Repeat the entire listing exactly.

* [Data provided]:
········

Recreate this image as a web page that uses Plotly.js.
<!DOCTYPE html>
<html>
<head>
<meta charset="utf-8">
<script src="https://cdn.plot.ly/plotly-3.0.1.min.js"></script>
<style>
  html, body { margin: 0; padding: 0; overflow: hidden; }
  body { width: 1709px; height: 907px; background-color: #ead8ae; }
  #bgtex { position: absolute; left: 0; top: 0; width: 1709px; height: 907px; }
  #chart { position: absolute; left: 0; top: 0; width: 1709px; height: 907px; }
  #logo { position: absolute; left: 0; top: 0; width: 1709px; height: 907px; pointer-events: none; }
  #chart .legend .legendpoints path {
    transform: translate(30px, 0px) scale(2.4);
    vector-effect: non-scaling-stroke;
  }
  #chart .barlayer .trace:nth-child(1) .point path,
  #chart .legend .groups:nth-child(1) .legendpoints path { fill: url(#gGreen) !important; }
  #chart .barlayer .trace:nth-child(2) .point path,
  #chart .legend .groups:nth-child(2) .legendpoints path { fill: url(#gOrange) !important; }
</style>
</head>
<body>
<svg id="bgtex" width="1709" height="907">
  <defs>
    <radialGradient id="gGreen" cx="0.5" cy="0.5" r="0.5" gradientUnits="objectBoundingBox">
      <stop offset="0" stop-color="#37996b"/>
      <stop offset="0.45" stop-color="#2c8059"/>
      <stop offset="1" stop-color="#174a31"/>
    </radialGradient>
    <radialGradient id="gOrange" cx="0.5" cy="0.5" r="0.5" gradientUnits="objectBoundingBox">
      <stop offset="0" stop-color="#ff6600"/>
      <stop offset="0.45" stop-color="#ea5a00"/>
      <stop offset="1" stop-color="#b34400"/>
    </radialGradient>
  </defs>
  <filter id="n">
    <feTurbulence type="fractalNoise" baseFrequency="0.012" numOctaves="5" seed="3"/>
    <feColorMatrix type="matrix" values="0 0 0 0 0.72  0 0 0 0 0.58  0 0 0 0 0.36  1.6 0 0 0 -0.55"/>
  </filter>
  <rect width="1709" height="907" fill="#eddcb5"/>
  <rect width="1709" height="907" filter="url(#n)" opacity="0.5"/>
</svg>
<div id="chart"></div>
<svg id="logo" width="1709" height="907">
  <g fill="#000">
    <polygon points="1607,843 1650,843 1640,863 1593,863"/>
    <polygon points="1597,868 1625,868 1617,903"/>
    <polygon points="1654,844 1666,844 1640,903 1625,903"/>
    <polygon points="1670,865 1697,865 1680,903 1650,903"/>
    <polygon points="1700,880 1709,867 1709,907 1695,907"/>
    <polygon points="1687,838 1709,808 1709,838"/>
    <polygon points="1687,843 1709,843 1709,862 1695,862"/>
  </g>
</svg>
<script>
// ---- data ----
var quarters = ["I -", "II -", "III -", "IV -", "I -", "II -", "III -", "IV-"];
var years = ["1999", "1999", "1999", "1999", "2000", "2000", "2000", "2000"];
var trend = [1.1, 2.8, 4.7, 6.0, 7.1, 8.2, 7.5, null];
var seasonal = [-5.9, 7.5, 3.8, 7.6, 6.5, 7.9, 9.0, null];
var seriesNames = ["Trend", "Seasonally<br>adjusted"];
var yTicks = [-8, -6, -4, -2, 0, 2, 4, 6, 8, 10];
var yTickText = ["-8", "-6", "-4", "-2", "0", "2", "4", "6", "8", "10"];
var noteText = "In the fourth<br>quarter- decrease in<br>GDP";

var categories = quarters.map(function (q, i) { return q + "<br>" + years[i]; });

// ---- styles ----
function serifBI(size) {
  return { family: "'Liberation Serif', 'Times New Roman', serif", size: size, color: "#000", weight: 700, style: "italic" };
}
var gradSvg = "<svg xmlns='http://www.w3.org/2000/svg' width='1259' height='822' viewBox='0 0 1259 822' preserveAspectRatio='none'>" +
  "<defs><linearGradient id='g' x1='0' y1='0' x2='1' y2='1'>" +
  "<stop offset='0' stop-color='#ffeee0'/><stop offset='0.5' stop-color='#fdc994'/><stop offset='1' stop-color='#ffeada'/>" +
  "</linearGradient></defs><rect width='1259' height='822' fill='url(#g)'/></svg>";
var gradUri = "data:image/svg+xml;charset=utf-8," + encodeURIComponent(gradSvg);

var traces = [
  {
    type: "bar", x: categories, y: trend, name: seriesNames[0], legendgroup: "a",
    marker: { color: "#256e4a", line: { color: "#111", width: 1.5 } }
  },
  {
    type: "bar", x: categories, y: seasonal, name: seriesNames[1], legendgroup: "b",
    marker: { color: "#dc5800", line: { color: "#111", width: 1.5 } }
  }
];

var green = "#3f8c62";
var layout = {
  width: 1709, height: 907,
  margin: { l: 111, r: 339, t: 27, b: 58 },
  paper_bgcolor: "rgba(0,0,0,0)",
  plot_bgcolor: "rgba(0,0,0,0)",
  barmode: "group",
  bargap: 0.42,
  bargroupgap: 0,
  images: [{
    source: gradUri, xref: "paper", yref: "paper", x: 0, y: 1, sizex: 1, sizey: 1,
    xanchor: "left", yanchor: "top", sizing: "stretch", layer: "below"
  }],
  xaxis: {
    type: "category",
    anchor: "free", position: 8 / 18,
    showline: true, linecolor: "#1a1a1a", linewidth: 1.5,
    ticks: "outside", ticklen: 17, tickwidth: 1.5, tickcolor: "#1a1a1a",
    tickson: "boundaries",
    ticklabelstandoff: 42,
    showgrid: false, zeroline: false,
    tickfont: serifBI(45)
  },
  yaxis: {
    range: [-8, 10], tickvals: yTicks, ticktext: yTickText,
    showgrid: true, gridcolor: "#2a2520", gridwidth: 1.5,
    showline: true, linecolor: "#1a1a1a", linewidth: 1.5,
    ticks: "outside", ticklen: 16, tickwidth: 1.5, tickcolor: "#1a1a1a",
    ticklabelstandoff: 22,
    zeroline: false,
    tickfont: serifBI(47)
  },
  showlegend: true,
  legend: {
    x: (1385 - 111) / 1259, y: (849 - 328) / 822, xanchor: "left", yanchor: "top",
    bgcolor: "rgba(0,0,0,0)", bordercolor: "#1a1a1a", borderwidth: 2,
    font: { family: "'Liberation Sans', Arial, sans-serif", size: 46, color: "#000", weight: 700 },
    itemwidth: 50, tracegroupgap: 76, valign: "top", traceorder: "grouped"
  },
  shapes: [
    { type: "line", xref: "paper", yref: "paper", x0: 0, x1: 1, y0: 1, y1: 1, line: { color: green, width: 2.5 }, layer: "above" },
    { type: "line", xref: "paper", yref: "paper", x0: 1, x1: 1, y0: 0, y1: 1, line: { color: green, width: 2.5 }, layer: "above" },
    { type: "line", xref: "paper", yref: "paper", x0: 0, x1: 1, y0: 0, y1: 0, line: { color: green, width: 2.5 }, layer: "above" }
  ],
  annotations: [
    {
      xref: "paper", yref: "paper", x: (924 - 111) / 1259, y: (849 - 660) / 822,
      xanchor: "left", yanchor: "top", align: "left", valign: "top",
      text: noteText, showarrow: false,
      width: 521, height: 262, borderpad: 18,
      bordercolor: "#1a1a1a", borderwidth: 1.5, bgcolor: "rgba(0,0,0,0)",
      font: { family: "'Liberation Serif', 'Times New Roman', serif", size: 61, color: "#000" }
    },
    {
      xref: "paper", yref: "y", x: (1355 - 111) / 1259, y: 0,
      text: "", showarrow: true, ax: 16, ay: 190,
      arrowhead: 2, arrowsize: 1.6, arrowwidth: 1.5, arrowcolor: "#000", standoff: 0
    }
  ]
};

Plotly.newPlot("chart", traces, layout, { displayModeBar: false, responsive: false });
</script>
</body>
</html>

········

* [Response to this exercise]:
Recreate this image as a web page that uses Plotly.js.
<!DOCTYPE html>
<html>
<head>
<meta charset="utf-8">
<script src="https://cdn.plot.ly/plotly-3.0.1.min.js"></script>
<style>
  html, body { margin: 0; padding: 0; overflow: hidden; }
  body { width: 1709px; height: 907px; background-color: #ead8ae; }
  #bgtex { position: absolute; left: 0; top: 0; width: 1709px; height: 907px; }
  #chart { position: absolute; left: 0; top: 0; width: 1709px; height: 907px; }
  #logo { position: absolute; left: 0; top: 0; width: 1709px; height: 907px; pointer-events: none; }
  #chart .legend .legendpoints path {
    transform: translate(30px, 0px) scale(2.4);
    vector-effect: non-scaling-stroke;
  }
  #chart .barlayer .trace:nth-child(1) .point path,
  #chart .legend .groups:nth-child(1) .legendpoints path { fill: url(#gGreen) !important; }
  #chart .barlayer .trace:nth-child(2) .point path,
  #chart .legend .groups:nth-child(2) .legendpoints path { fill: url(#gOrange) !important; }
</style>
</head>
<body>
<svg id="bgtex" width="1709" height="907">
  <defs>
    <radialGradient id="gGreen" cx="0.5" cy="0.5" r="0.5" gradientUnits="objectBoundingBox">
      <stop offset="0" stop-color="#37996b"/>
      <stop offset="0.45" stop-color="#2c8059"/>
      <stop offset="1" stop-color="#174a31"/>
    </radialGradient>
    <radialGradient id="gOrange" cx="0.5" cy="0.5" r="0.5" gradientUnits="objectBoundingBox">
      <stop offset="0" stop-color="#ff6600"/>
      <stop offset="0.45" stop-color="#ea5a00"/>
      <stop offset="1" stop-color="#b34400"/>
    </radialGradient>
  </defs>
  <filter id="n">
    <feTurbulence type="fractalNoise" baseFrequency="0.012" numOctaves="5" seed="3"/>
    <feColorMatrix type="matrix" values="0 0 0 0 0.72  0 0 0 0 0.58  0 0 0 0 0.36  1.6 0 0 0 -0.55"/>
  </filter>
  <rect width="1709" height="907" fill="#eddcb5"/>
  <rect width="1709" height="907" filter="url(#n)" opacity="0.5"/>
</svg>
<div id="chart"></div>
<svg id="logo" width="1709" height="907">
  <g fill="#000">
    <polygon points="1607,843 1650,843 1640,863 1593,863"/>
    <polygon points="1597,868 1625,868 1617,903"/>
    <polygon points="1654,844 1666,844 1640,903 1625,903"/>
    <polygon points="1670,865 1697,865 1680,903 1650,903"/>
    <polygon points="1700,880 1709,867 1709,907 1695,907"/>
    <polygon points="1687,838 1709,808 1709,838"/>
    <polygon points="1687,843 1709,843 1709,862 1695,862"/>
  </g>
</svg>
<script>
// ---- data ----
var quarters = ["I -", "II -", "III -", "IV -", "I -", "II -", "III -", "IV-"];
var years = ["1999", "1999", "1999", "1999", "2000", "2000", "2000", "2000"];
var trend = [1.1, 2.8, 4.7, 6.0, 7.1, 8.2, 7.5, null];
var seasonal = [-5.9, 7.5, 3.8, 7.6, 6.5, 7.9, 9.0, null];
var seriesNames = ["Trend", "Seasonally<br>adjusted"];
var yTicks = [-8, -6, -4, -2, 0, 2, 4, 6, 8, 10];
var yTickText = ["-8", "-6", "-4", "-2", "0", "2", "4", "6", "8", "10"];
var noteText = "In the fourth<br>quarter- decrease in<br>GDP";

var categories = quarters.map(function (q, i) { return q + "<br>" + years[i]; });

// ---- styles ----
function serifBI(size) {
  return { family: "'Liberation Serif', 'Times New Roman', serif", size: size, color: "#000", weight: 700, style: "italic" };
}
var gradSvg = "<svg xmlns='http://www.w3.org/2000/svg' width='1259' height='822' viewBox='0 0 1259 822' preserveAspectRatio='none'>" +
  "<defs><linearGradient id='g' x1='0' y1='0' x2='1' y2='1'>" +
  "<stop offset='0' stop-color='#ffeee0'/><stop offset='0.5' stop-color='#fdc994'/><stop offset='1' stop-color='#ffeada'/>" +
  "</linearGradient></defs><rect width='1259' height='822' fill='url(#g)'/></svg>";
var gradUri = "data:image/svg+xml;charset=utf-8," + encodeURIComponent(gradSvg);

var traces = [
  {
    type: "bar", x: categories, y: trend, name: seriesNames[0], legendgroup: "a",
    marker: { color: "#256e4a", line: { color: "#111", width: 1.5 } }
  },
  {
    type: "bar", x: categories, y: seasonal, name: seriesNames[1], legendgroup: "b",
    marker: { color: "#dc5800", line: { color: "#111", width: 1.5 } }
  }
];

var green = "#3f8c62";
var layout = {
  width: 1709, height: 907,
  margin: { l: 111, r: 339, t: 27, b: 58 },
  paper_bgcolor: "rgba(0,0,0,0)",
  plot_bgcolor: "rgba(0,0,0,0)",
  barmode: "group",
  bargap: 0.42,
  bargroupgap: 0,
  images: [{
    source: gradUri, xref: "paper", yref: "paper", x: 0, y: 1, sizex: 1, sizey: 1,
    xanchor: "left", yanchor: "top", sizing: "stretch", layer: "below"
  }],
  xaxis: {
    type: "category",
    anchor: "free", position: 8 / 18,
    showline: true, linecolor: "#1a1a1a", linewidth: 1.5,
    ticks: "outside", ticklen: 17, tickwidth: 1.5, tickcolor: "#1a1a1a",
    tickson: "boundaries",
    ticklabelstandoff: 42,
    showgrid: false, zeroline: false,
    tickfont: serifBI(45)
  },
  yaxis: {
    range: [-8, 10], tickvals: yTicks, ticktext: yTickText,
    showgrid: true, gridcolor: "#2a2520", gridwidth: 1.5,
    showline: true, linecolor: "#1a1a1a", linewidth: 1.5,
    ticks: "outside", ticklen: 16, tickwidth: 1.5, tickcolor: "#1a1a1a",
    ticklabelstandoff: 22,
    zeroline: false,
    tickfont: serifBI(47)
  },
  showlegend: true,
  legend: {
    x: (1385 - 111) / 1259, y: (849 - 328) / 822, xanchor: "left", yanchor: "top",
    bgcolor: "rgba(0,0,0,0)", bordercolor: "#1a1a1a", borderwidth: 2,
    font: { family: "'Liberation Sans', Arial, sans-serif", size: 46, color: "#000", weight: 700 },
    itemwidth: 50, tracegroupgap: 76, valign: "top", traceorder: "grouped"
  },
  shapes: [
    { type: "line", xref: "paper", yref: "paper", x0: 0, x1: 1, y0: 1, y1: 1, line: { color: green, width: 2.5 }, layer: "above" },
    { type: "line", xref: "paper", yref: "paper", x0: 1, x1: 1, y0: 0, y1: 1, line: { color: green, width: 2.5 }, layer: "above" },
    { type: "line", xref: "paper", yref: "paper", x0: 0, x1: 1, y0: 0, y1: 0, line: { color: green, width: 2.5 }, layer: "above" }
  ],
  annotations: [
    {
      xref: "paper", yref: "paper", x: (924 - 111) / 1259, y: (849 - 660) / 822,
      xanchor: "left", yanchor: "top", align: "left", valign: "top",
      text: noteText, showarrow: false,
      width: 521, height: 262, borderpad: 18,
      bordercolor: "#1a1a1a", borderwidth: 1.5, bgcolor: "rgba(0,0,0,0)",
      font: { family: "'Liberation Serif', 'Times New Roman', serif", size: 61, color: "#000" }
    },
    {
      xref: "paper", yref: "y", x: (1355 - 111) / 1259, y: 0,
      text: "", showarrow: true, ax: 16, ay: 190,
      arrowhead: 2, arrowsize: 1.6, arrowwidth: 1.5, arrowcolor: "#000", standoff: 0
    }
  ]
};

Plotly.newPlot("chart", traces, layout, { displayModeBar: false, responsive: false });
</script>
</body>
</html>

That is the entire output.